Abstract

Revolution as Humanitarian Intervention: Suvorov in Italy, 1799

In 1799, under Tsar Paul I, the Russian Empire played a leading role in the War of the Second Coalition against revolutionary France. Leading a large army of mixed Russian, Austrian, and émigré French troops into French-controlled Italy, the Russian general Suvorov comprehensively defeated the republican forces, driving them out of the northern parts of the peninsula by the summer of that year. The paper examines the ideology and rhetoric deployed by Paul and Suvorov to justify the invasion as a form of humanitarian intervention, but one that differed in crucial ways from better-known nineteenth-century examples of liberal interventionism.
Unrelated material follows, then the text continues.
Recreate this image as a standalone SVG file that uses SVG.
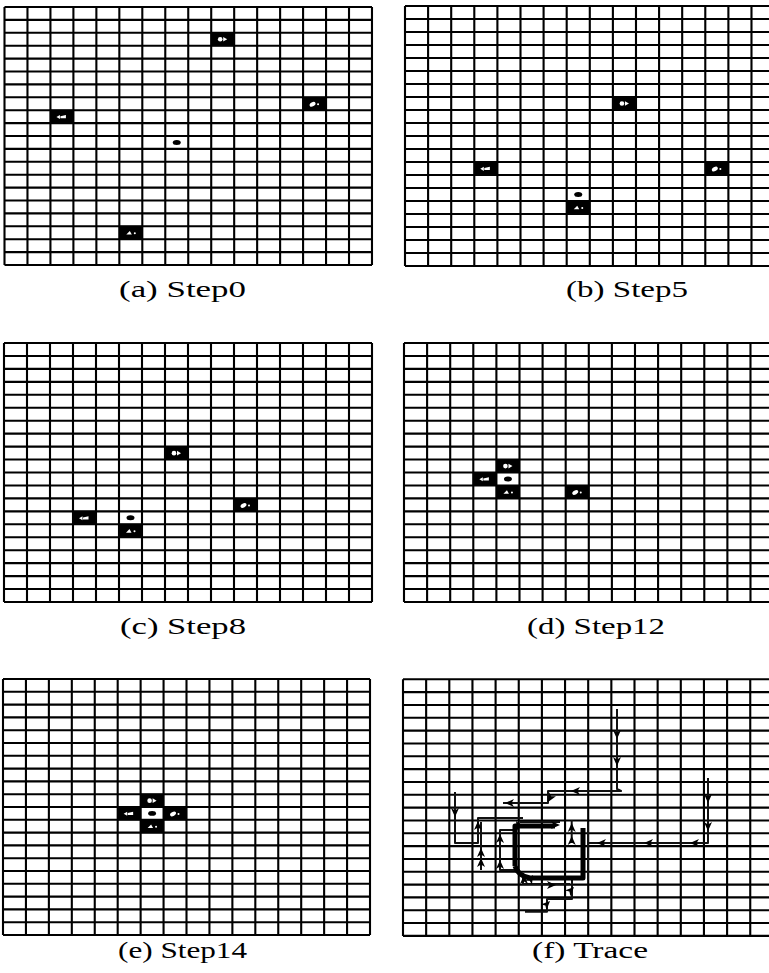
<svg xmlns="http://www.w3.org/2000/svg" xmlns:xlink="http://www.w3.org/1999/xlink" width="769" height="973" viewBox="0 0 769 973">
<style>
.grid{fill:none;stroke:#000;stroke-width:2.1}
.cap{font-family:"Liberation Serif","DejaVu Serif",serif;font-size:24px;fill:#000}
.tr{fill:none;stroke:#111;stroke-width:2;stroke-linejoin:round}
.thick{fill:none;stroke:#000;stroke-width:5;stroke-linejoin:round}
.dot{fill:#000}
</style>
<defs>
<path id="grid" class="grid" d="M0,0V258M23,0V258M46,0V258M69,0V258M92,0V258M115,0V258M138,0V258M161,0V258M184,0V258M207,0V258M230,0V258M253,0V258M276,0V258M299,0V258M322,0V258M345,0V258M368,0V258M0,0H368M0,12.9H368M0,25.8H368M0,38.7H368M0,51.6H368M0,64.5H368M0,77.4H368M0,90.3H368M0,103.2H368M0,116.1H368M0,129H368M0,141.9H368M0,154.8H368M0,167.7H368M0,180.6H368M0,193.5H368M0,206.4H368M0,219.3H368M0,232.2H368M0,245.1H368M0,258H368"/>
<g id="ag1"><rect x="-0.5" y="-0.5" width="24" height="13.9" fill="#000"/><ellipse cx="9" cy="6.5" rx="2.3" ry="2.3" fill="#fff"/><polygon points="12,4.2 16,6.5 12,8.8" fill="#fff"/></g>
<g id="ag2"><rect x="-0.5" y="-0.5" width="24" height="13.9" fill="#000"/><polygon points="6,6.8 9.5,4.8 9.5,8.8" fill="#fff"/><polygon points="10,6 15.5,4.8 15.5,8 10,8" fill="#fff"/></g>
<g id="ag3"><rect x="-0.5" y="-0.5" width="24" height="13.9" fill="#000"/><ellipse cx="9.5" cy="7" rx="3.2" ry="2" transform="rotate(-30 9.5 7)" fill="#fff"/><circle cx="15" cy="7" r="1" fill="#fff"/></g>
<g id="ag4"><rect x="-0.5" y="-0.5" width="24" height="13.9" fill="#000"/><polygon points="7,8.3 10.5,4.8 12.5,8.3" fill="#fff"/><circle cx="15.5" cy="7" r="1" fill="#fff"/></g>
<ellipse id="tgt" cx="11.5" cy="6.45" rx="4" ry="2.5" class="dot"/>
<path id="ah" d="M0,0 L-9,-4 L-6.5,0 L-9,4 Z" fill="#000"/>
</defs>

<g id="panel-a" transform="translate(4.5,7) scale(0.9986,1)">
<use xlink:href="#grid"/>
<use xlink:href="#ag1" x="207" y="25.8"/>
<use xlink:href="#ag2" x="46" y="103.2"/>
<use xlink:href="#ag3" x="299" y="90.3"/>
<use xlink:href="#ag4" x="115" y="219.3"/>
<use xlink:href="#tgt" x="161" y="129"/>
</g>
<text id="cap-a" class="cap" x="119" y="297" textLength="127" lengthAdjust="spacingAndGlyphs">(a) Step0</text>

<g id="panel-b" transform="translate(405,6) scale(1.0043,1.0078)">
<use xlink:href="#grid"/>
<use xlink:href="#ag1" x="207" y="90.3"/>
<use xlink:href="#ag2" x="69" y="154.8"/>
<use xlink:href="#ag3" x="299" y="154.8"/>
<use xlink:href="#ag4" x="161" y="193.5"/>
<use xlink:href="#tgt" x="161" y="180.6"/>
</g>
<text id="cap-b" class="cap" x="566" y="297" textLength="122" lengthAdjust="spacingAndGlyphs">(b) Step5</text>

<g id="panel-c" transform="translate(4,343) scale(1,1.0039)">
<use xlink:href="#grid"/>
<use xlink:href="#ag1" x="161" y="103.2"/>
<use xlink:href="#ag3" x="230" y="154.8"/>
<use xlink:href="#ag2" x="69" y="167.7"/>
<use xlink:href="#ag4" x="115" y="180.6"/>
<use xlink:href="#tgt" x="115" y="167.7"/>
</g>
<text id="cap-c" class="cap" x="120" y="634" textLength="126" lengthAdjust="spacingAndGlyphs">(c) Step8</text>

<g id="panel-d" transform="translate(404,343) scale(1.0043,1.0039)">
<use xlink:href="#grid"/>
<use xlink:href="#ag1" x="92" y="116.1"/>
<use xlink:href="#ag2" x="69" y="129"/>
<use xlink:href="#ag4" x="92" y="141.9"/>
<use xlink:href="#ag3" x="161" y="141.9"/>
<use xlink:href="#tgt" x="92" y="129"/>
</g>
<text id="cap-d" class="cap" x="527" y="634" textLength="138" lengthAdjust="spacingAndGlyphs">(d) Step12</text>

<g id="panel-e" transform="translate(3,679) scale(0.9973,0.9922)">
<use xlink:href="#grid"/>
<use xlink:href="#ag1" x="138" y="116.1"/>
<use xlink:href="#ag2" x="115" y="129"/>
<use xlink:href="#ag3" x="161" y="129"/>
<use xlink:href="#ag4" x="138" y="141.9"/>
<use xlink:href="#tgt" x="138" y="129"/>
</g>
<text id="cap-e" class="cap" x="118" y="958" textLength="129" lengthAdjust="spacingAndGlyphs">(e) Step14</text>

<g id="panel-f" transform="translate(403,679.3) scale(1.0065,0.9946)">
<use xlink:href="#grid"/>
</g>
<g id="connectors">
<path class="tr" d="M617,709 L617,789 L621,791 L548,791 L548,803 L503,803"/>
<path class="tr" d="M455,792 L455,843 L478,843 L478,818 L523,818"/>
<path class="tr" d="M481,822 L481,870"/>
<path class="tr" d="M513,830 L500,830 L500,870 L520,870"/>
<path class="tr" d="M708,778 L708,843 L587,843"/>
<path class="tr" d="M571.7,820 L571.7,843"/>
<path class="tr" d="M520,822 L560,822 M588,822 L588,880"/>
<path class="tr" d="M525,911.7 L547,911.7 L547,899 L572,899 L572,886 L572,878"/>
<path class="tr" d="M523,873 L523,884 L570,884"/>
<path class="thick" d="M515,866 L515,826 L555,826 M583,828 L583,878 L530,878 Q518,876 515,866"/>
<use xlink:href="#ah" transform="translate(617,739) rotate(90)"/>
<use xlink:href="#ah" transform="translate(617,766) rotate(90)"/>
<use xlink:href="#ah" transform="translate(571,791) rotate(180)"/>
<use xlink:href="#ah" transform="translate(548,802) rotate(120)"/>
<use xlink:href="#ah" transform="translate(505,803) rotate(180)"/>
<use xlink:href="#ah" transform="translate(455,817) rotate(90)"/>
<use xlink:href="#ah" transform="translate(478,821) rotate(-90)"/>
<use xlink:href="#ah" transform="translate(481,848) rotate(-90)"/>
<use xlink:href="#ah" transform="translate(481,858) rotate(-90)"/>
<use xlink:href="#ah" transform="translate(500,834) rotate(-90)"/>
<use xlink:href="#ah" transform="translate(500,860) rotate(-90)"/>
<use xlink:href="#ah" transform="translate(708,803) rotate(90)"/>
<use xlink:href="#ah" transform="translate(708,831) rotate(90)"/>
<use xlink:href="#ah" transform="translate(690,843) rotate(180)"/>
<use xlink:href="#ah" transform="translate(644,843) rotate(180)"/>
<use xlink:href="#ah" transform="translate(597,843) rotate(180)"/>
<use xlink:href="#ah" transform="translate(571.7,823) rotate(-90)"/>
<use xlink:href="#ah" transform="translate(571.7,836) rotate(-90)"/>
<use xlink:href="#ah" transform="translate(560,825) rotate(0)"/>
<use xlink:href="#ah" transform="translate(516,821) rotate(-120)"/>
<use xlink:href="#ah" transform="translate(533,875) rotate(-60)"/>
<use xlink:href="#ah" transform="translate(556,885) rotate(0)"/>
<use xlink:href="#ah" transform="translate(550,901) rotate(-45)"/>
<use xlink:href="#ah" transform="translate(574,887) rotate(-45)"/>
<use xlink:href="#ah" transform="translate(524,875) rotate(-90)"/>
</g>
<text id="cap-f" class="cap" x="532" y="958" textLength="116" lengthAdjust="spacingAndGlyphs">(f) Trace</text>
</svg>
The war, they argued, was an intervention on behalf of Italians designed not for conquest or territorial aggrandizement but to protect social order, religion, and property against revolutionary French anarchy. These ideological motivations shaped the Russian approach to the campaign and helped frame the disagreements that emerged between the Austrian and Russian monarchies in the course of the war. In these discussions, Paul and Suvorov cast the Austrians as self-interested and bent on expanding their own influence in the Italian lands at the expense of local monarchies like Piedmont-Sardinia. The Russian depiction of the campaign as a disinterested attempt to save Europe from anarchy and tyranny and to protect thrones, altars, and aristocratic power found wide resonance among counterrevolutionary writers and other figures across the continent. In Italy itself, Suvorov was seen by some locals as a liberator; Italians staged triumphal ceremonies praising the Russian general. After Russian forces were defeated in Switzerland in the autumn, Paul pulled out of the coalition and aligned with Napoleon, arguing that Austrian selfishness had betrayed the cause of European unity. Ultimately, the paper argues, a military-historical or diplomatic approach to the campaign is insufficient if it does not take into account the campaign’s framing as a different and nobler form of war.